星稜が、奥川恭伸(2年)の左中間サヨナラ二塁打で23年ぶりの春ベスト8進出を果たした。

 延長10回裏、2死一塁。奥川はネクストバッターズサークルに立った時、サヨナラ打を打つ映像が頭に浮かんだ。「自分が打った打球が野手の間を抜けていく。絶対に自分が決める」。イメージ通りだった。振り抜いた打球は左中間を破り、ランナーがホームイン。ダイヤモンドを回りながらその瞬間を見届けると、涙がこぼれた。「ホッとしました…。厳しい試合だったので…」。中学3年夏、全国中学軟式大会優勝を果たした時以来の勝利の涙だった。
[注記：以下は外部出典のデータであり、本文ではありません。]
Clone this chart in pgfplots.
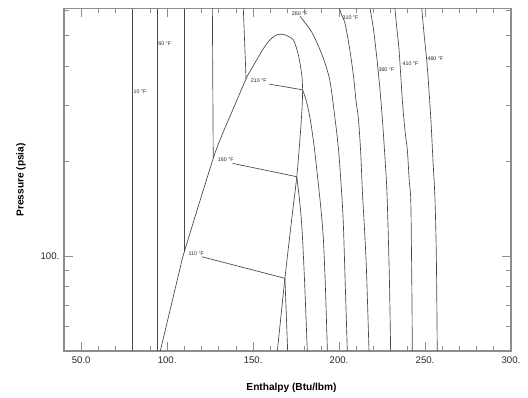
\documentclass[border=0pt]{standalone}
\usepackage{fontspec}
\setmainfont{Liberation Sans}
\usepackage{pgfplots}
\pgfplotsset{compat=1.18}
\tikzset{
  curve/.style={draw=black!72, line width=0.5pt},
  lab/.style={font=\fontsize{4}{4}\selectfont, anchor=west, inner sep=0pt, text=black!85},
}
\begin{document}
\begin{tikzpicture}
\path[use as bounding box] (0pt,0pt) rectangle (396pt,297.75pt);
\begin{axis}[
  at={(48pt,34.5pt)}, anchor=south west,
  width=335.25pt, height=256.7pt, scale only axis,
  xmin=40, xmax=300, ymode=log, ymin=50, ymax=608,
  axis line style={draw=black!45, line width=0.9pt},
  every tick/.style={draw=black!45, line width=0.6pt},
  major tick length=6.5pt, minor tick length=3.4pt,
  xtick={50,100,150,200,250,300},
  xticklabels={50.0,100.,150.,200.,250.,300.},
  minor xtick={60,70,80,90,110,120,130,140,160,170,180,190,210,220,230,240,260,270,280,290},
  ytick={100}, yticklabels={100.},
  minor ytick={60,70,80,90,200,300,400,500,600},
  tick label style={font=\fontsize{7.2}{8}\selectfont, text=black!85},
  xticklabel style={yshift=-1pt},
  label style={font=\bfseries\fontsize{7.6}{9}\selectfont},
  xlabel={Enthalpy (Btu/lbm)},
  ylabel={Pressure (psia)},
  xlabel style={at={(axis description cs:0.509,-0.108)}, anchor=center},
  ylabel style={at={(axis description cs:-0.096,0.5)}, anchor=center},
  clip=true,
]
% saturation dome
\addplot[curve, no marks, smooth, tension=0.4] coordinates {(96.0,50) (107.5,91.4) (110.0,103.2) (126.8,204) (133.1,250.7) (136.6,277.7) (145.9,364.6) (148.2,384.8) (152.1,418.8) (155.9,453.7) (159.8,484.6) (163.7,502.5) (166.6,505) (168.5,502.5) (173.4,484.6) (176.3,434.5) (178.3,375.4) (178.8,336.4) (178.4,290.2) (177.2,233.1) (175.4,178.4) (172.4,130.1) (168.5,85.0) (164.1,50)};
% compressed liquid isotherms
\addplot[curve, no marks] coordinates {(80.0,50) (80.0,608)};
\addplot[curve, no marks] coordinates {(94.3,50) (94.3,608)};
\addplot[curve, no marks] coordinates {(110.0,608) (110.0,103.2)};
\addplot[curve, no marks] coordinates {(126.3,608) (126.8,204)};
\addplot[curve, no marks] coordinates {(144.3,608) (145.9,364.6)};
% two-phase segments
\addplot[curve, no marks] coordinates {(120.1,99.5) (168.5,85.0)};
\addplot[curve, no marks] coordinates {(138.1,196.7) (175.4,178.4)};
\addplot[curve, no marks] coordinates {(159.4,350.8) (178.8,336.4)};
% superheated isotherms
\addplot[curve, no marks] coordinates {(168.5,85.0) (170.1,50)};
\addplot[curve, no marks, smooth] coordinates {(175.4,178.4) (177.0,150.5) (178.4,122.6) (179.9,83.9) (181.5,50)};
\addplot[curve, no marks, smooth] coordinates {(178.8,336.4) (180.8,312.2) (183.1,273.7) (185.4,224.7) (187.7,174.1) (189.5,139.9) (190.9,112.4) (192.1,78.0) (193.2,50)};
\addplot[curve, no marks, smooth] coordinates {(177.3,575.4) (180.8,543.5) (185.0,502.5) (190.8,424.0) (194.7,358.4) (197.6,273.7) (199.7,216.7) (201.5,158.4) (202.5,125.4) (203.7,78.0) (204.8,50)};
\addplot[curve, no marks, smooth] coordinates {(200.2,608) (201.7,576.7) (203.4,547.5) (205.8,466.3) (208.3,375.4) (209.8,312.2) (211.2,273.7) (212.5,216.7) (213.6,158.4) (214.5,130.1) (215.7,97.1) (216.5,72.5) (217.4,50)};
\addplot[curve, no marks, smooth] coordinates {(218.0,608) (219.2,559.6) (220.3,508.8) (222.1,417.8) (223.8,335.7) (225.1,275.7) (226.4,216.7) (227.5,174.1) (228.0,150.5) (228.7,112.4) (229.4,78.0) (230.0,50)};
\addplot[curve, no marks, smooth] coordinates {(232.5,608) (233.7,520.0) (234.9,449.5) (236.8,312.2) (238.3,250.5) (239.7,216.7) (240.8,174.1) (241.7,150.5) (242.1,104.5) (242.4,72.5) (242.6,50)};
\addplot[curve, no marks, smooth] coordinates {(248.1,608) (249.4,507.7) (251.3,398) (253.3,276.3) (254.6,201.5) (255.8,150.5) (256.6,97.1) (257.1,50)};
% labels
\node[lab] at (axis cs:80.3,331.6) {10 °F};
\node[lab] at (axis cs:94.7,470.7) {60 °F};
\node[lab] at (axis cs:112.3,102.0) {110 °F};
\node[lab] at (axis cs:129.4,201.6) {160 °F};
\node[lab] at (axis cs:148.6,360.4) {210 °F};
\node[lab] at (axis cs:172.4,586) {260 °F};
\node[lab] at (axis cs:201.9,569) {310 °F};
\node[lab] at (axis cs:222.8,390.5) {360 °F};
\node[lab] at (axis cs:236.8,407.9) {410 °F};
\node[lab] at (axis cs:251.3,423) {460 °F};
\end{axis}
\end{tikzpicture}
\end{document}
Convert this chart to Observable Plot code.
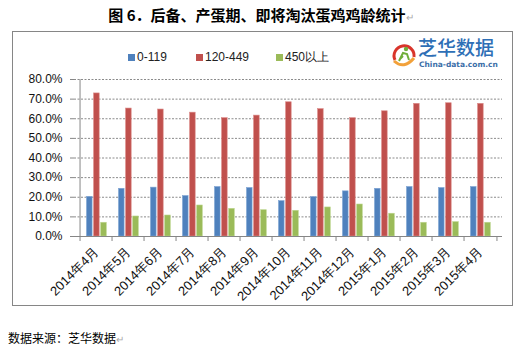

 3点ビハインドの5回途中から、マウンドに上がった。「真っすぐを軸にしたかったけど、対応されているのがわかった。厳しかった。左打者が多かったので、変化球を多く投げた」と振り返る。4回2/3を投げ被安打1も4四死球と制球が乱れた。10回表、死球でランナーを背負うと、「自分はできる。野手が守ってくれるから、安心して投げる」。マウンド上でつぶやきながら、自分を暗示にかけ強い気持ちで後続を断った。

 宇ノ木小学校3年から野球を始めた。当初はバッティングが好きで、宇ノ木中学では野手としてプレーをしようと思ったこともある。大舞台でのサヨナラ打に投打の才能を全国に披露した。

 「最低2勝する」と目標を立てて乗り込んだ選抜。目標をクリアし、「明日も気持ちで頑張りたい」と意気込む。石川県勢初のベスト4入りをかけて三重と戦う。